9) A internet pode ser usada para incitar o terrorismo?

Pode. A legislação prevê punição para quem promove, recruta, organiza ou incita atos de terrorismo, inclusive por meios digitais, desde que presentes o dolo e a finalidade típica.

10) Por que o Brasil aprovou a Lei Antiterrorismo?

Para cumprir compromissos internacionais, adequar-se às recomendações de organismos como ONU e GAFI e ter um instrumento interno para prevenir e punir atentados de grande impacto.

Base normativa e técnica essencial

  • Constituição Federal de 1988, art. 5º, XLIII — terrorismo: crime inafiançável e insuscetível de graça ou anistia.
  • Lei nº 13.260, de 16/03/2016 — Dispõe sobre o terrorismo, trata de investigação, processamento e julgamento e dispõe sobre o cumprimento de pena.
  • Lei nº 12.850/2013 — Define organização criminosa e trata de meios de obtenção de prova (aplicável a casos de terrorismo).
  • Lei nº 9.613/1998 — Lavagem de dinheiro, inclui o financiamento ao terrorismo como hipótese relevante.
  • Convenções e resoluções da ONU sobre combate ao terrorismo e financiamento ao terrorismo (implementadas internamente).
  • Normas do COAF/UIF e do Banco Central — prevenção ao uso do sistema financeiro para fins terroristas.
  • Resoluções do GAFI/FATF — padrões internacionais de combate ao financiamento do terrorismo.

Considerações finais

A legislação brasileira buscou uma via de equilíbrio: punir severamente os atos de terrorismo e todo o seu entorno (financiamento, recrutamento, treinamento) e, ao mesmo tempo, proteger o direito de manifestação e de reivindicação social.
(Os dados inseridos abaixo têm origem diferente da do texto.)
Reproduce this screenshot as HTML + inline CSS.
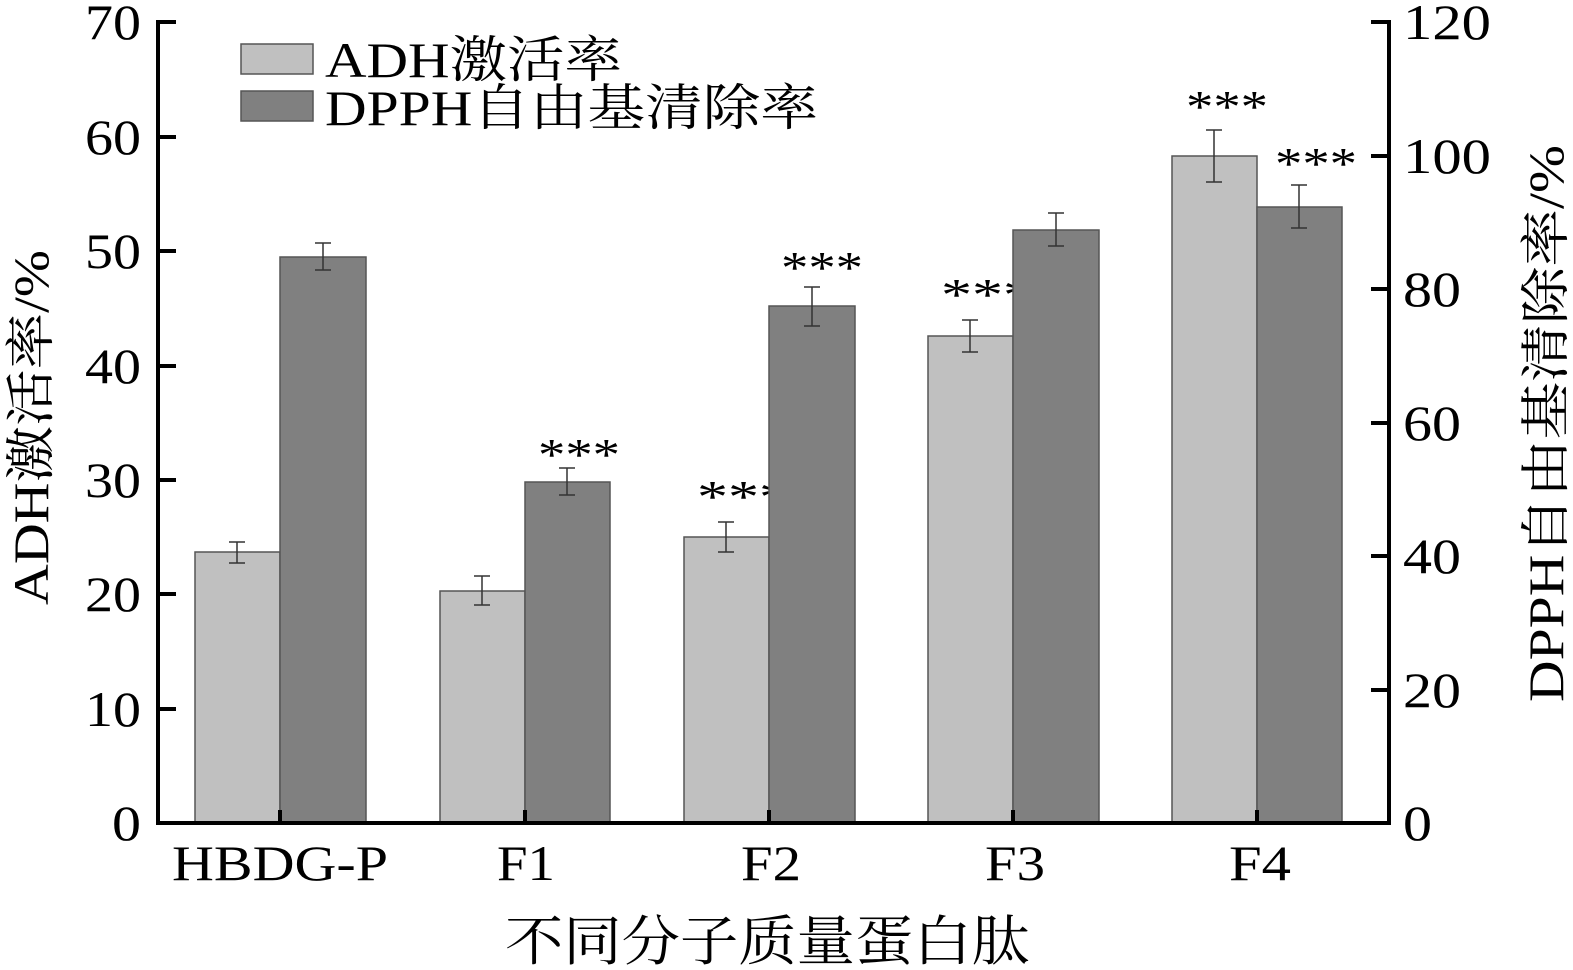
<!DOCTYPE html>
<html><head><style>body{margin:0;background:#fff}svg{display:block}text{font-family:"Liberation Serif","Noto Serif CJK SC",serif;fill:#000}</style></head>
<body>
<svg width="1573" height="970" viewBox="0 0 1573 970" xmlns="http://www.w3.org/2000/svg">
<g stroke="#555" stroke-width="1.5">
<rect x="195" y="552" width="85" height="271" fill="#c0c0c0"/>
<rect x="280" y="257" width="86" height="566" fill="#808080"/>
<rect x="440" y="591" width="85" height="232" fill="#c0c0c0"/>
<rect x="525" y="482" width="85" height="341" fill="#808080"/>
<rect x="684" y="537" width="85" height="286" fill="#c0c0c0"/>
<rect x="928" y="336" width="85" height="487" fill="#c0c0c0"/>
<rect x="1172" y="156" width="85" height="667" fill="#c0c0c0"/>
<rect x="1257" y="207" width="85" height="616" fill="#808080"/>
</g>
<g font-size="46">
<text x="538" y="470" textLength="82" lengthAdjust="spacingAndGlyphs">***</text>
<text x="781" y="283" textLength="82" lengthAdjust="spacingAndGlyphs">***</text>
<text x="1275" y="179" textLength="82" lengthAdjust="spacingAndGlyphs">***</text>
<text x="1186" y="122" textLength="82" lengthAdjust="spacingAndGlyphs">***</text>
<text x="697" y="512" textLength="93" lengthAdjust="spacingAndGlyphs">***</text>
<text x="941" y="310" textLength="93" lengthAdjust="spacingAndGlyphs">***</text>
</g>
<g stroke="#555" stroke-width="1.5">
<rect x="769" y="306" width="86" height="517" fill="#808080"/>
<rect x="1013" y="230" width="86" height="593" fill="#808080"/>
</g>
<g stroke="#333" stroke-width="1.5" fill="none">
<path d="M237 542V563M229 542H245M229 563H245"/>
<path d="M323 243V270M315 243H331M315 270H331"/>
<path d="M482 576V605M474 576H490M474 605H490"/>
<path d="M567 468V495M559 468H575M559 495H575"/>
<path d="M726 522V552M718 522H734M718 552H734"/>
<path d="M812 287V326M804 287H820M804 326H820"/>
<path d="M970 320V352M962 320H978M962 352H978"/>
<path d="M1056 213V246M1048 213H1064M1048 246H1064"/>
<path d="M1214 130V182M1206 130H1222M1206 182H1222"/>
<path d="M1299 185V228M1291 185H1307M1291 228H1307"/>
</g>
<g stroke="#000" stroke-width="4" fill="none">
<path d="M158 20V823H1389V20"/>
<path d="M158 22H176M158 137H176M158 251H176M158 366H176M158 480H176M158 594H176M158 709H176"/>
<path d="M1389 22H1371M1389 156H1371M1389 289H1371M1389 423H1371M1389 556H1371M1389 690H1371"/>
<path d="M280 823V810M525 823V810M769 823V810M1013 823V810M1257 823V810"/>
</g>
<g font-size="50">
<text x="85" y="39" textLength="56" lengthAdjust="spacingAndGlyphs">70</text>
<text x="85" y="154" textLength="56" lengthAdjust="spacingAndGlyphs">60</text>
<text x="85" y="268" textLength="56" lengthAdjust="spacingAndGlyphs">50</text>
<text x="85" y="383" textLength="56" lengthAdjust="spacingAndGlyphs">40</text>
<text x="85" y="497" textLength="56" lengthAdjust="spacingAndGlyphs">30</text>
<text x="85" y="611" textLength="56" lengthAdjust="spacingAndGlyphs">20</text>
<text x="85" y="726" textLength="56" lengthAdjust="spacingAndGlyphs">10</text>
<text x="112" y="840" textLength="29" lengthAdjust="spacingAndGlyphs">0</text>
<text x="1403" y="39" textLength="88" lengthAdjust="spacingAndGlyphs">120</text>
<text x="1403" y="173" textLength="88" lengthAdjust="spacingAndGlyphs">100</text>
<text x="1403" y="306" textLength="58" lengthAdjust="spacingAndGlyphs">80</text>
<text x="1403" y="440" textLength="58" lengthAdjust="spacingAndGlyphs">60</text>
<text x="1403" y="573" textLength="58" lengthAdjust="spacingAndGlyphs">40</text>
<text x="1403" y="707" textLength="58" lengthAdjust="spacingAndGlyphs">20</text>
<text x="1403" y="840" textLength="29" lengthAdjust="spacingAndGlyphs">0</text>
<text x="172" y="880" textLength="216" lengthAdjust="spacingAndGlyphs">HBDG-P</text>
<text x="497" y="880" textLength="58" lengthAdjust="spacingAndGlyphs">F1</text>
<text x="741" y="880" textLength="60" lengthAdjust="spacingAndGlyphs">F2</text>
<text x="985" y="880" textLength="60" lengthAdjust="spacingAndGlyphs">F3</text>
<text x="1229" y="880" textLength="62" lengthAdjust="spacingAndGlyphs">F4</text>
<text x="505" y="960" font-size="54" textLength="525" lengthAdjust="spacingAndGlyphs">不同分子质量蛋白肽</text>
<text transform="translate(48 605) rotate(-90)" textLength="355" lengthAdjust="spacingAndGlyphs">ADH激活率/%</text>
<text transform="translate(1563 702) rotate(-90)" textLength="557" lengthAdjust="spacingAndGlyphs">DPPH自由基清除率/%</text>
<text x="325" y="77" textLength="297" lengthAdjust="spacingAndGlyphs">ADH激活率</text>
<text x="325" y="125" textLength="493" lengthAdjust="spacingAndGlyphs">DPPH自由基清除率</text>
</g>
<rect x="241" y="44" width="72" height="30" fill="#c0c0c0" stroke="#555" stroke-width="1.5"/>
<rect x="241" y="91" width="72" height="30" fill="#808080" stroke="#555" stroke-width="1.5"/>
</svg>
</body></html>
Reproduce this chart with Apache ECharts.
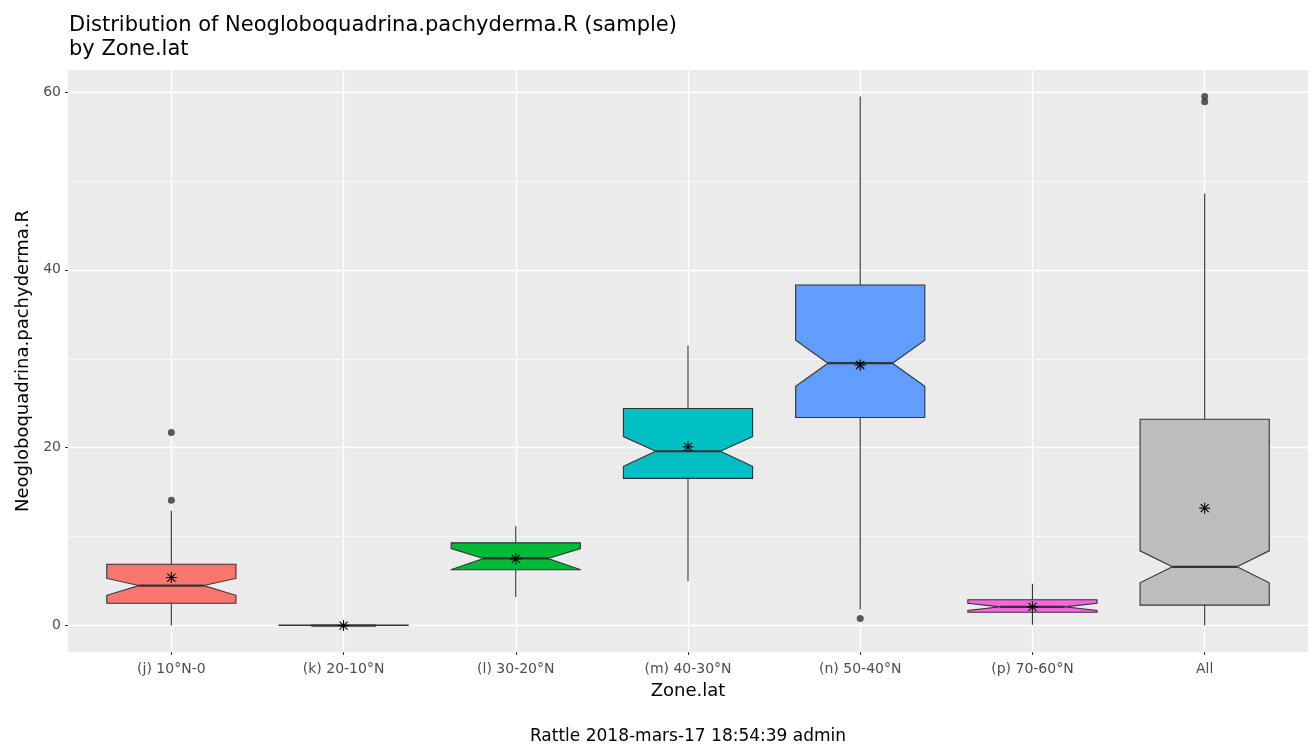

A interpretação deve ser restritiva, para não transformar protestos em “terrorismo”, e efetiva, para alcançar atos realmente voltados a causar pânico coletivo ou a chantagear o Estado. Este texto tem caráter informativo e não substitui a análise profissional individualizada; para casos concretos, é indispensável consultar advogado(a) ou especialista em direito penal e segurança pública, além de acompanhar atualizações legislativas e decisões dos tribunais.